→ Task objective: Your task is to retype, word for word, the lines from the start of the data through the line holding "ax.spines[s].set_linewidth(1.3)". Do not include the pictures.
>> begin
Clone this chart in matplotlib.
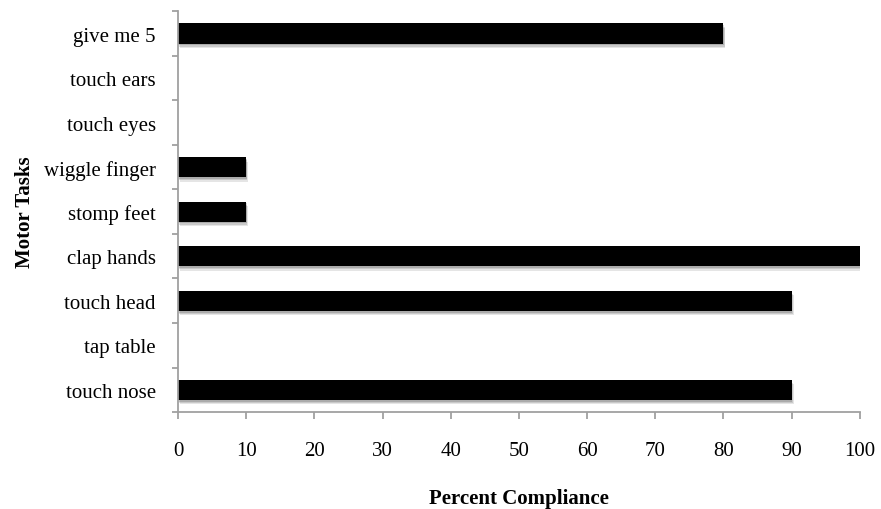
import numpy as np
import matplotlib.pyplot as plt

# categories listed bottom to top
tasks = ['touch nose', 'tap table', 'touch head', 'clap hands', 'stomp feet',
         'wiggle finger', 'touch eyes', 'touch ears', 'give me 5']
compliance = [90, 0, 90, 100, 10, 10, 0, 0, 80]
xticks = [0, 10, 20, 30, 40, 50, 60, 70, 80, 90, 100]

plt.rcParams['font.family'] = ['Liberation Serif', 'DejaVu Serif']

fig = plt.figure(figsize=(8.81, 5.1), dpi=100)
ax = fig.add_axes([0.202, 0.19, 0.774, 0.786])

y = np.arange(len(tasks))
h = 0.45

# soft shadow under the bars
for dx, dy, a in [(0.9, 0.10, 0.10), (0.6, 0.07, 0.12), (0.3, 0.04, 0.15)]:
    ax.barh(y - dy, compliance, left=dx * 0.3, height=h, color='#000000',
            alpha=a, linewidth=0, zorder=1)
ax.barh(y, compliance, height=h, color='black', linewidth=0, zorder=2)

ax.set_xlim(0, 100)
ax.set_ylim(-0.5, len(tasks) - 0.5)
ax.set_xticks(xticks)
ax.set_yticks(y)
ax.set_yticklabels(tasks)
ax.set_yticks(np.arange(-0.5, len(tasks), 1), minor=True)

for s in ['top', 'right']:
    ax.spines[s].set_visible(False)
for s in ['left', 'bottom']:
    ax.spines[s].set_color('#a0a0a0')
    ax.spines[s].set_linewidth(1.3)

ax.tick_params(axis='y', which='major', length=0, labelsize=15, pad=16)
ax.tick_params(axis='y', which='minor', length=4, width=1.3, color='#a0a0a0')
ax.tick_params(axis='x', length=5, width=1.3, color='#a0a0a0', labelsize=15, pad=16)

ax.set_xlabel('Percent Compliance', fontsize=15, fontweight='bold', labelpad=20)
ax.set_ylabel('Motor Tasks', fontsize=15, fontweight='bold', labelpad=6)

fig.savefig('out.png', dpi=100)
>> end
→ The response:
Clone this chart in matplotlib.
import numpy as np
import matplotlib.pyplot as plt

# categories listed bottom to top
tasks = ['touch nose', 'tap table', 'touch head', 'clap hands', 'stomp feet',
         'wiggle finger', 'touch eyes', 'touch ears', 'give me 5']
compliance = [90, 0, 90, 100, 10, 10, 0, 0, 80]
xticks = [0, 10, 20, 30, 40, 50, 60, 70, 80, 90, 100]

plt.rcParams['font.family'] = ['Liberation Serif', 'DejaVu Serif']

fig = plt.figure(figsize=(8.81, 5.1), dpi=100)
ax = fig.add_axes([0.202, 0.19, 0.774, 0.786])

y = np.arange(len(tasks))
h = 0.45

# soft shadow under the bars
for dx, dy, a in [(0.9, 0.10, 0.10), (0.6, 0.07, 0.12), (0.3, 0.04, 0.15)]:
    ax.barh(y - dy, compliance, left=dx * 0.3, height=h, color='#000000',
            alpha=a, linewidth=0, zorder=1)
ax.barh(y, compliance, height=h, color='black', linewidth=0, zorder=2)

ax.set_xlim(0, 100)
ax.set_ylim(-0.5, len(tasks) - 0.5)
ax.set_xticks(xticks)
ax.set_yticks(y)
ax.set_yticklabels(tasks)
ax.set_yticks(np.arange(-0.5, len(tasks), 1), minor=True)

for s in ['top', 'right']:
    ax.spines[s].set_visible(False)
for s in ['left', 'bottom']:
    ax.spines[s].set_color('#a0a0a0')
    ax.spines[s].set_linewidth(1.3)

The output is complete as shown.